Your task is to copy the material exactly.

• COLLECTED MATERIAL
========================================
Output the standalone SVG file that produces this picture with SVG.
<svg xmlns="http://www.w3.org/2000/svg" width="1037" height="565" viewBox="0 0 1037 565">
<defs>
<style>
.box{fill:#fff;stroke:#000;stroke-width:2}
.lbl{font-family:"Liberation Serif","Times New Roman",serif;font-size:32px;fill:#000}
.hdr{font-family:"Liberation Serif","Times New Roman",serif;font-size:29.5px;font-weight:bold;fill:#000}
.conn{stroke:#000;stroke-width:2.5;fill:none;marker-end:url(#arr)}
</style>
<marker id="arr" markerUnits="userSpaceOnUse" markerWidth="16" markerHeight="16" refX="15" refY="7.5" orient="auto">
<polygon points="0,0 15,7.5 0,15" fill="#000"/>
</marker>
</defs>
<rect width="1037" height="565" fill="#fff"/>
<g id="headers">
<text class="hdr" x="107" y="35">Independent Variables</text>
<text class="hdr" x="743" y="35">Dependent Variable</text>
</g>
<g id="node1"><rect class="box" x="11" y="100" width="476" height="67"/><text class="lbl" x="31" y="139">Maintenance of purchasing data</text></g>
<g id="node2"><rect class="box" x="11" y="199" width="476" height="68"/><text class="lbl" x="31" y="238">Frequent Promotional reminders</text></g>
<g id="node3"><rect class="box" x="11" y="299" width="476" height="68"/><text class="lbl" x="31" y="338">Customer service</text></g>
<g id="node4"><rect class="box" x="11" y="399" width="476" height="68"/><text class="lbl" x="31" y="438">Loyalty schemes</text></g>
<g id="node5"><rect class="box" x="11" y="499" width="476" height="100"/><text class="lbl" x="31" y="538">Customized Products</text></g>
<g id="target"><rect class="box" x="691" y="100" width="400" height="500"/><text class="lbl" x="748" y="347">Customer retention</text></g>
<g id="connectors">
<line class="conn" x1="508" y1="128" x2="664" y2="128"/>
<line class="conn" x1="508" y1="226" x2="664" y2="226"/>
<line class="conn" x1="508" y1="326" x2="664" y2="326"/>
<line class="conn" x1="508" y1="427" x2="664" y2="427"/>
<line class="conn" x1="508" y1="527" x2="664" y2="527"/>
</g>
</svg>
========================================
• EXERCISE OUTPUT
Output the standalone SVG file that produces this picture with SVG.
<svg xmlns="http://www.w3.org/2000/svg" width="1037" height="565" viewBox="0 0 1037 565">
<defs>
<style>
.box{fill:#fff;stroke:#000;stroke-width:2}
.lbl{font-family:"Liberation Serif","Times New Roman",serif;font-size:32px;fill:#000}
.hdr{font-family:"Liberation Serif","Times New Roman",serif;font-size:29.5px;font-weight:bold;fill:#000}
.conn{stroke:#000;stroke-width:2.5;fill:none;marker-end:url(#arr)}
</style>
<marker id="arr" markerUnits="userSpaceOnUse" markerWidth="16" markerHeight="16" refX="15" refY="7.5" orient="auto">
<polygon points="0,0 15,7.5 0,15" fill="#000"/>
</marker>
</defs>
<rect width="1037" height="565" fill="#fff"/>
<g id="headers">
<text class="hdr" x="107" y="35">Independent Variables</text>
<text class="hdr" x="743" y="35">Dependent Variable</text>
</g>
<g id="node1"><rect class="box" x="11" y="100" width="476" height="67"/><text class="lbl" x="31" y="139">Maintenance of purchasing data</text></g>
<g id="node2"><rect class="box" x="11" y="199" width="476" height="68"/><text class="lbl" x="31" y="238">Frequent Promotional reminders</text></g>
<g id="node3"><rect class="box" x="11" y="299" width="476" height="68"/><text class="lbl" x="31" y="338">Customer service</text></g>
<g id="node4"><rect class="box" x="11" y="399" width="476" height="68"/><text class="lbl" x="31" y="438">Loyalty schemes</text></g>
<g id="node5"><rect class="box" x="11" y="499" width="476" height="100"/><text class="lbl" x="31" y="538">Customized Products</text></g>
<g id="target"><rect class="box" x="691" y="100" width="400" height="500"/><text class="lbl" x="748" y="347">Customer retention</text></g>
<g id="connectors">
<line class="conn" x1="508" y1="128" x2="664" y2="128"/>
<line class="conn" x1="508" y1="226" x2="664" y2="226"/>
<line class="conn" x1="508" y1="326" x2="664" y2="326"/>
<line class="conn" x1="508" y1="427" x2="664" y2="427"/>
<line class="conn" x1="508" y1="527" x2="664" y2="527"/>
</g>
</svg>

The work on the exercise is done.